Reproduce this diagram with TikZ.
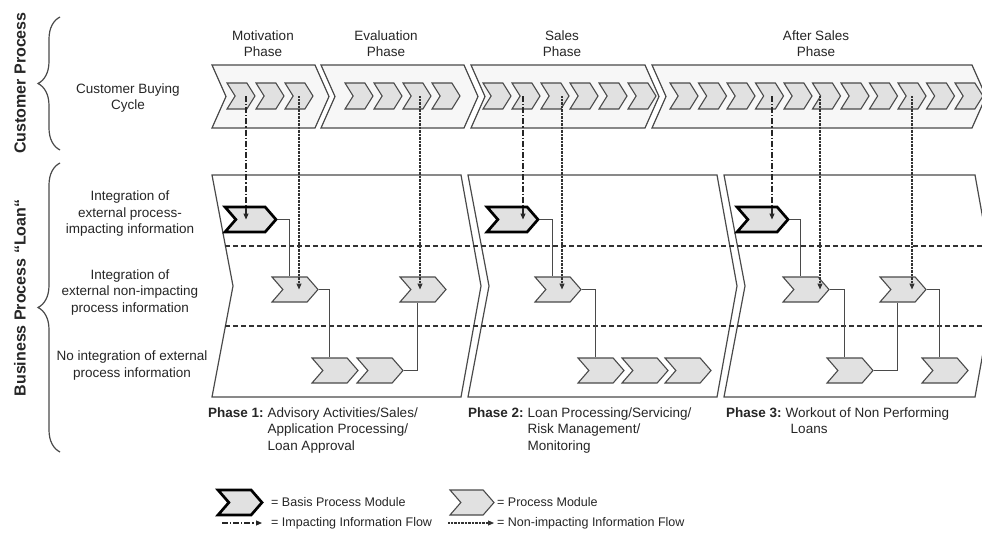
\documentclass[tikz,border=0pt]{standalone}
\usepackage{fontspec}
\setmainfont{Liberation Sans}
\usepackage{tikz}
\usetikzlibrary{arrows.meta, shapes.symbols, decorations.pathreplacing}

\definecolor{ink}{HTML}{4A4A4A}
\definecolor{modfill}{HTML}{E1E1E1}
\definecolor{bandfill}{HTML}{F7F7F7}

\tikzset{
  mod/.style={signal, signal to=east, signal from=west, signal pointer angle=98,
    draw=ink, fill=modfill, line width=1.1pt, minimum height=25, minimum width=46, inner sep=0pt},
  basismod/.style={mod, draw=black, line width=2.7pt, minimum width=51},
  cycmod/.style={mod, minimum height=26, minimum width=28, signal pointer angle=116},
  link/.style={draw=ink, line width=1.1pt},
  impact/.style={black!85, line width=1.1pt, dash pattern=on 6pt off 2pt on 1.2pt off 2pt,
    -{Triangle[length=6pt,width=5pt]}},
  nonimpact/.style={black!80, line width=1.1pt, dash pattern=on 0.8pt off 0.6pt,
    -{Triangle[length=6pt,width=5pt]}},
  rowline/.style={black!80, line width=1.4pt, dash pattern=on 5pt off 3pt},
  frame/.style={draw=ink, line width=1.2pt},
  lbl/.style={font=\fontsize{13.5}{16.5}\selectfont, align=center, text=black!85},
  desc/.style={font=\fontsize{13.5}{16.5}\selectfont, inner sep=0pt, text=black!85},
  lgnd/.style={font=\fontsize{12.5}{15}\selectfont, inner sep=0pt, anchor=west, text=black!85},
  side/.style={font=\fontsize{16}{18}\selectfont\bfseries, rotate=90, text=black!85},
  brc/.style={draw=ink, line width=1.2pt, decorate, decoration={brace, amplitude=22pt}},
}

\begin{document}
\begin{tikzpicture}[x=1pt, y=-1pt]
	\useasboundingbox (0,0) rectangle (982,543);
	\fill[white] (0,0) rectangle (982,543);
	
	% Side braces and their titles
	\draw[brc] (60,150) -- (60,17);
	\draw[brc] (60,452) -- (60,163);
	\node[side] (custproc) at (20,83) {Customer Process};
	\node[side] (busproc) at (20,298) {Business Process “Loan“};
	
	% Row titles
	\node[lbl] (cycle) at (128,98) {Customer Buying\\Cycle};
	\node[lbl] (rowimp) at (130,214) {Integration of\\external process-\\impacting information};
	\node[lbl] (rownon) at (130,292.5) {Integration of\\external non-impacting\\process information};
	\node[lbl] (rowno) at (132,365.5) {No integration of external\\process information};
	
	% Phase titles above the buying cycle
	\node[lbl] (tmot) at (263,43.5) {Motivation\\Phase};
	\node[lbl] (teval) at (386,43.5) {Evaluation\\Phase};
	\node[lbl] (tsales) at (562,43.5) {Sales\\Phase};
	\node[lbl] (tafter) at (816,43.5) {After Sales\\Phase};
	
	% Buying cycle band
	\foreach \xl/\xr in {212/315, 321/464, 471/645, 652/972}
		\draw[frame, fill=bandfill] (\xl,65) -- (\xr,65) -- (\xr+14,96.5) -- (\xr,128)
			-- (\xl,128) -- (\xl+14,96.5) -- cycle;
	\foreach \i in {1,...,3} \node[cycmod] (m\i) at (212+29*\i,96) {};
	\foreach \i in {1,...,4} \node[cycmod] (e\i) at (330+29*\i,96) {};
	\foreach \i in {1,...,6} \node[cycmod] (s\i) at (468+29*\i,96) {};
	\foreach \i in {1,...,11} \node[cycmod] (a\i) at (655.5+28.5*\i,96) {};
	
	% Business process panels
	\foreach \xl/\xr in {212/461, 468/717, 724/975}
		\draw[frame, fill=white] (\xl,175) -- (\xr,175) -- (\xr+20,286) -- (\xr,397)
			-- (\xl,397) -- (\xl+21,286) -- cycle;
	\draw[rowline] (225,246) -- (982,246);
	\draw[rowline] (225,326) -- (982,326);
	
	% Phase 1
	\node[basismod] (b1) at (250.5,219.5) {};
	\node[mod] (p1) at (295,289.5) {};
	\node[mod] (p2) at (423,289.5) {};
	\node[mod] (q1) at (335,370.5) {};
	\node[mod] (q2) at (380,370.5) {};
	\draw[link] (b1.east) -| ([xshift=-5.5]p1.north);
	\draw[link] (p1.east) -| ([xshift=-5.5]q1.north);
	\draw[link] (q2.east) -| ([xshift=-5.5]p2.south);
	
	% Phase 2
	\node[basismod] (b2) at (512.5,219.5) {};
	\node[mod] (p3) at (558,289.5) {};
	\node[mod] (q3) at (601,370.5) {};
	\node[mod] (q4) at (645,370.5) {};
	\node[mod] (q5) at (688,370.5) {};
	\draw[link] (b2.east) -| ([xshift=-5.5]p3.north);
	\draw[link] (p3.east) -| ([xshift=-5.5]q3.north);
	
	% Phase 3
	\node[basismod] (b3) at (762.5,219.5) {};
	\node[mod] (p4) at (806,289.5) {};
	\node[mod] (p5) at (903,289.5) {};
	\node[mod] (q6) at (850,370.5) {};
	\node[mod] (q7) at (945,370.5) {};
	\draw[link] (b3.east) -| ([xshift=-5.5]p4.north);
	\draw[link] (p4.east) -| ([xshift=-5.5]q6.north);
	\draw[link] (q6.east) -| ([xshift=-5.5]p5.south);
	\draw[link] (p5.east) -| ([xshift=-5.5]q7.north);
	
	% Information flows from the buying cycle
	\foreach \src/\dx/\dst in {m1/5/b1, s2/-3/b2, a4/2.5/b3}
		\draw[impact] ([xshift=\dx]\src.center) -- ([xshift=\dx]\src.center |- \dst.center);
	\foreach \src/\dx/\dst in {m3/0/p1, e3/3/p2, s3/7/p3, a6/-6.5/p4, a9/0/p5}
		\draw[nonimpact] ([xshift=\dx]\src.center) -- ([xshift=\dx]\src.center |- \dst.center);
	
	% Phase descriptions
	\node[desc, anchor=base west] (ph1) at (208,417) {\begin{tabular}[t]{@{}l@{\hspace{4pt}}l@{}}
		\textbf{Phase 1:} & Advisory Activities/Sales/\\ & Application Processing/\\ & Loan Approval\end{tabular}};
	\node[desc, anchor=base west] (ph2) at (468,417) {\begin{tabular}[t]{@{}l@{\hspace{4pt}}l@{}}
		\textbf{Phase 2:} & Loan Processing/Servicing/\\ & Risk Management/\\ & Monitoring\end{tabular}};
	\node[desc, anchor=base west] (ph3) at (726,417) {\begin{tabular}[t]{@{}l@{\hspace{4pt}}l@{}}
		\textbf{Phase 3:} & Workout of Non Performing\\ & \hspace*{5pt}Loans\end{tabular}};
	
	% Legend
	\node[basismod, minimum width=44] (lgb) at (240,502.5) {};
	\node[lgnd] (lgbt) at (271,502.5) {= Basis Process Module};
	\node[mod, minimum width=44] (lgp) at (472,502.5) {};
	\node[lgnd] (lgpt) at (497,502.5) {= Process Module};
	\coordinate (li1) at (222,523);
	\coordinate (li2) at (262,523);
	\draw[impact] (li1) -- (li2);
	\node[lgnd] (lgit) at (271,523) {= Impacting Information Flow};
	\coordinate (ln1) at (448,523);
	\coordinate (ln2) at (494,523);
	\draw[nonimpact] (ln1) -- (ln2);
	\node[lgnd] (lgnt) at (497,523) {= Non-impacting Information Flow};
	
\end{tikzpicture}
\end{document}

What is being asked
Write out every line above exactly as it is, leaving out the pictures.

Output for this exercise
Reproduce this diagram with TikZ.
\documentclass[tikz,border=0pt]{standalone}
\usepackage{fontspec}
\setmainfont{Liberation Sans}
\usepackage{tikz}
\usetikzlibrary{arrows.meta, shapes.symbols, decorations.pathreplacing}

\definecolor{ink}{HTML}{4A4A4A}
\definecolor{modfill}{HTML}{E1E1E1}
\definecolor{bandfill}{HTML}{F7F7F7}

\tikzset{
  mod/.style={signal, signal to=east, signal from=west, signal pointer angle=98,
    draw=ink, fill=modfill, line width=1.1pt, minimum height=25, minimum width=46, inner sep=0pt},
  basismod/.style={mod, draw=black, line width=2.7pt, minimum width=51},
  cycmod/.style={mod, minimum height=26, minimum width=28, signal pointer angle=116},
  link/.style={draw=ink, line width=1.1pt},
  impact/.style={black!85, line width=1.1pt, dash pattern=on 6pt off 2pt on 1.2pt off 2pt,
    -{Triangle[length=6pt,width=5pt]}},
  nonimpact/.style={black!80, line width=1.1pt, dash pattern=on 0.8pt off 0.6pt,
    -{Triangle[length=6pt,width=5pt]}},
  rowline/.style={black!80, line width=1.4pt, dash pattern=on 5pt off 3pt},
  frame/.style={draw=ink, line width=1.2pt},
  lbl/.style={font=\fontsize{13.5}{16.5}\selectfont, align=center, text=black!85},
  desc/.style={font=\fontsize{13.5}{16.5}\selectfont, inner sep=0pt, text=black!85},
  lgnd/.style={font=\fontsize{12.5}{15}\selectfont, inner sep=0pt, anchor=west, text=black!85},
  side/.style={font=\fontsize{16}{18}\selectfont\bfseries, rotate=90, text=black!85},
  brc/.style={draw=ink, line width=1.2pt, decorate, decoration={brace, amplitude=22pt}},
}

\begin{document}
\begin{tikzpicture}[x=1pt, y=-1pt]
	\useasboundingbox (0,0) rectangle (982,543);
	\fill[white] (0,0) rectangle (982,543);
	
	% Side braces and their titles
	\draw[brc] (60,150) -- (60,17);
	\draw[brc] (60,452) -- (60,163);
	\node[side] (custproc) at (20,83) {Customer Process};
	\node[side] (busproc) at (20,298) {Business Process “Loan“};
	
	% Row titles
	\node[lbl] (cycle) at (128,98) {Customer Buying\\Cycle};
	\node[lbl] (rowimp) at (130,214) {Integration of\\external process-\\impacting information};
	\node[lbl] (rownon) at (130,292.5) {Integration of\\external non-impacting\\process information};
	\node[lbl] (rowno) at (132,365.5) {No integration of external\\process information};
	
	% Phase titles above the buying cycle
	\node[lbl] (tmot) at (263,43.5) {Motivation\\Phase};
	\node[lbl] (teval) at (386,43.5) {Evaluation\\Phase};
	\node[lbl] (tsales) at (562,43.5) {Sales\\Phase};
	\node[lbl] (tafter) at (816,43.5) {After Sales\\Phase};
	
	% Buying cycle band
	\foreach \xl/\xr in {212/315, 321/464, 471/645, 652/972}
		\draw[frame, fill=bandfill] (\xl,65) -- (\xr,65) -- (\xr+14,96.5) -- (\xr,128)
			-- (\xl,128) -- (\xl+14,96.5) -- cycle;
	\foreach \i in {1,...,3} \node[cycmod] (m\i) at (212+29*\i,96) {};
	\foreach \i in {1,...,4} \node[cycmod] (e\i) at (330+29*\i,96) {};
	\foreach \i in {1,...,6} \node[cycmod] (s\i) at (468+29*\i,96) {};
	\foreach \i in {1,...,11} \node[cycmod] (a\i) at (655.5+28.5*\i,96) {};
	
	% Business process panels
	\foreach \xl/\xr in {212/461, 468/717, 724/975}
		\draw[frame, fill=white] (\xl,175) -- (\xr,175) -- (\xr+20,286) -- (\xr,397)
			-- (\xl,397) -- (\xl+21,286) -- cycle;
	\draw[rowline] (225,246) -- (982,246);
	\draw[rowline] (225,326) -- (982,326);
	
	% Phase 1
	\node[basismod] (b1) at (250.5,219.5) {};
	\node[mod] (p1) at (295,289.5) {};
	\node[mod] (p2) at (423,289.5) {};
	\node[mod] (q1) at (335,370.5) {};
	\node[mod] (q2) at (380,370.5) {};
	\draw[link] (b1.east) -| ([xshift=-5.5]p1.north);
	\draw[link] (p1.east) -| ([xshift=-5.5]q1.north);
	\draw[link] (q2.east) -| ([xshift=-5.5]p2.south);
	
	% Phase 2
	\node[basismod] (b2) at (512.5,219.5) {};
	\node[mod] (p3) at (558,289.5) {};
	\node[mod] (q3) at (601,370.5) {};
	\node[mod] (q4) at (645,370.5) {};
	\node[mod] (q5) at (688,370.5) {};
	\draw[link] (b2.east) -| ([xshift=-5.5]p3.north);
	\draw[link] (p3.east) -| ([xshift=-5.5]q3.north);
	
	% Phase 3
	\node[basismod] (b3) at (762.5,219.5) {};
	\node[mod] (p4) at (806,289.5) {};
	\node[mod] (p5) at (903,289.5) {};
	\node[mod] (q6) at (850,370.5) {};
	\node[mod] (q7) at (945,370.5) {};
	\draw[link] (b3.east) -| ([xshift=-5.5]p4.north);
	\draw[link] (p4.east) -| ([xshift=-5.5]q6.north);
	\draw[link] (q6.east) -| ([xshift=-5.5]p5.south);
	\draw[link] (p5.east) -| ([xshift=-5.5]q7.north);
	
	% Information flows from the buying cycle
	\foreach \src/\dx/\dst in {m1/5/b1, s2/-3/b2, a4/2.5/b3}
		\draw[impact] ([xshift=\dx]\src.center) -- ([xshift=\dx]\src.center |- \dst.center);
	\foreach \src/\dx/\dst in {m3/0/p1, e3/3/p2, s3/7/p3, a6/-6.5/p4, a9/0/p5}
		\draw[nonimpact] ([xshift=\dx]\src.center) -- ([xshift=\dx]\src.center |- \dst.center);
	
	% Phase descriptions
	\node[desc, anchor=base west] (ph1) at (208,417) {\begin{tabular}[t]{@{}l@{\hspace{4pt}}l@{}}
		\textbf{Phase 1:} & Advisory Activities/Sales/\\ & Application Processing/\\ & Loan Approval\end{tabular}};
	\node[desc, anchor=base west] (ph2) at (468,417) {\begin{tabular}[t]{@{}l@{\hspace{4pt}}l@{}}
		\textbf{Phase 2:} & Loan Processing/Servicing/\\ & Risk Management/\\ & Monitoring\end{tabular}};
	\node[desc, anchor=base west] (ph3) at (726,417) {\begin{tabular}[t]{@{}l@{\hspace{4pt}}l@{}}
		\textbf{Phase 3:} & Workout of Non Performing\\ & \hspace*{5pt}Loans\end{tabular}};
	
	% Legend
	\node[basismod, minimum width=44] (lgb) at (240,502.5) {};
	\node[lgnd] (lgbt) at (271,502.5) {= Basis Process Module};
	\node[mod, minimum width=44] (lgp) at (472,502.5) {};
	\node[lgnd] (lgpt) at (497,502.5) {= Process Module};
	\coordinate (li1) at (222,523);
	\coordinate (li2) at (262,523);
	\draw[impact] (li1) -- (li2);
	\node[lgnd] (lgit) at (271,523) {= Impacting Information Flow};
	\coordinate (ln1) at (448,523);
	\coordinate (ln2) at (494,523);
	\draw[nonimpact] (ln1) -- (ln2);
	\node[lgnd] (lgnt) at (497,523) {= Non-impacting Information Flow};
	
\end{tikzpicture}
\end{document}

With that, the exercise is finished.